William Hill: 30% of VIP accounts have been closed in last year
Industry execs defend their record on problem gambling at a parliamentary committee hearing on Wednesday


William Hill has closed 30% of its VIP accounts in the last year, the firm’s online MD Phil Walker said yesterday during a parliamentary committee meeting on responsible gambling.
Walker was one of five executives to face a grilling from Labour MP for Swansea East Carolyn Harris, who chaired yesterday’s APPG meeting on gambling related harm alongside former Tory leader Iain Duncan Smith.
The MD sat alongside Sky Betting & Gaming CEO Ian Proctor, bet365 co-CEO John Coates, Flutter Entertainment Europe CEO Dan Taylor and Tombola CEO Phil Cronin.
Walker said 30% of VIP accounts had been closed down in the last year due to doubts over source of funds, while Taylor said Flutter was closing approximately 70,000 accounts per month.
“We do close down an awful lot of accounts,” John Coates told Harris, before the Welsh MP replied: “You do close down a lot of accounts but that tends to be when people win and not because they are problem gamblers.”
GVC CEO Kenny Alexander was also expected to attend but pulled out this week due “business commitments”.
Harris described Alexander’s no-show as cowardly, leaving his chair empty at the table alongside his place mat, in the middle of the other attendees.
Today, the @GRHAPPG is taking evidence from some of the major bookmakers trading in the U.K. This is part of our evidence session assessing the impact of gambling. pic.twitter.com/8tJfq805SK
— Ronnie Cowan MP (@ronniecowan) September 4, 2019
The five gambling bosses faced questions on several key topics, including stake restrictions, VIP strategy and whether UK operators should be made to keep their physical businesses on UK shores.
Harris also asked Coates, Proctor, Walker, Taylor and Cronin to reveal their annual salaries, offering a two-way choice of over or under £500k.
The panel was then asked about their punting activity, including how much they would wager on the average bet.

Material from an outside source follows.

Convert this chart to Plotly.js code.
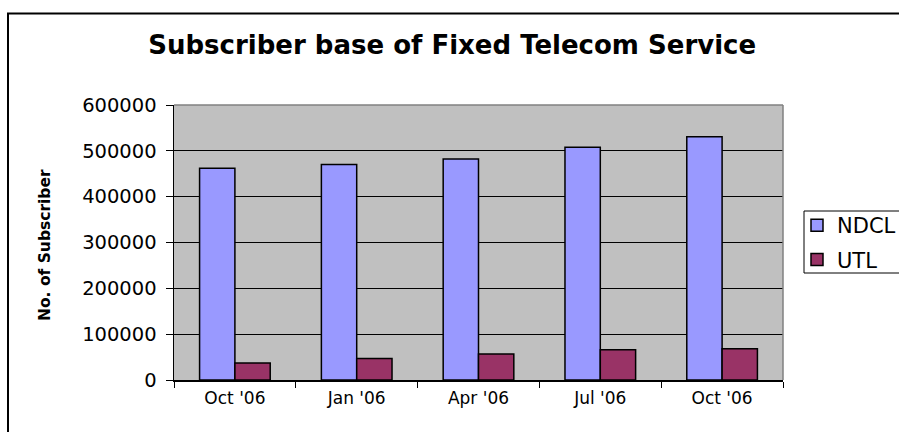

SBG’s Proctor said no more than £50, as did Hills’ Walker, while Coates said he was no longer allowed to gamble on sports due to his involvement with Stoke City football club.
When Paddy Power’s Taylor revealed his average betting stake was around £100, Harris gasped, adding that you could “feed a family of five” for the same amount.
All five bosses admitted the industry had made costly mistakes in the past that were likely to have negatively effected problem gamblers, but insisted that significant strides have been made in the last five years.
“I have been in online gambling since the very start,” Coates said, during the meeting. “I can genuinely say over the last four or five years that there has been an absolute sea change in the desire and implementation in all areas.
“This is the case whether it be on matters of affordability, advances in analytics or the interactions and interventions over markers of harm,” he added.
These sentiments were echoed by SBG CEO Proctor, who said: “In the past we have got quite a lot wrong, but during my time in the industry I have seen a huge shift in the last two or three years to make things better and safer for everybody.”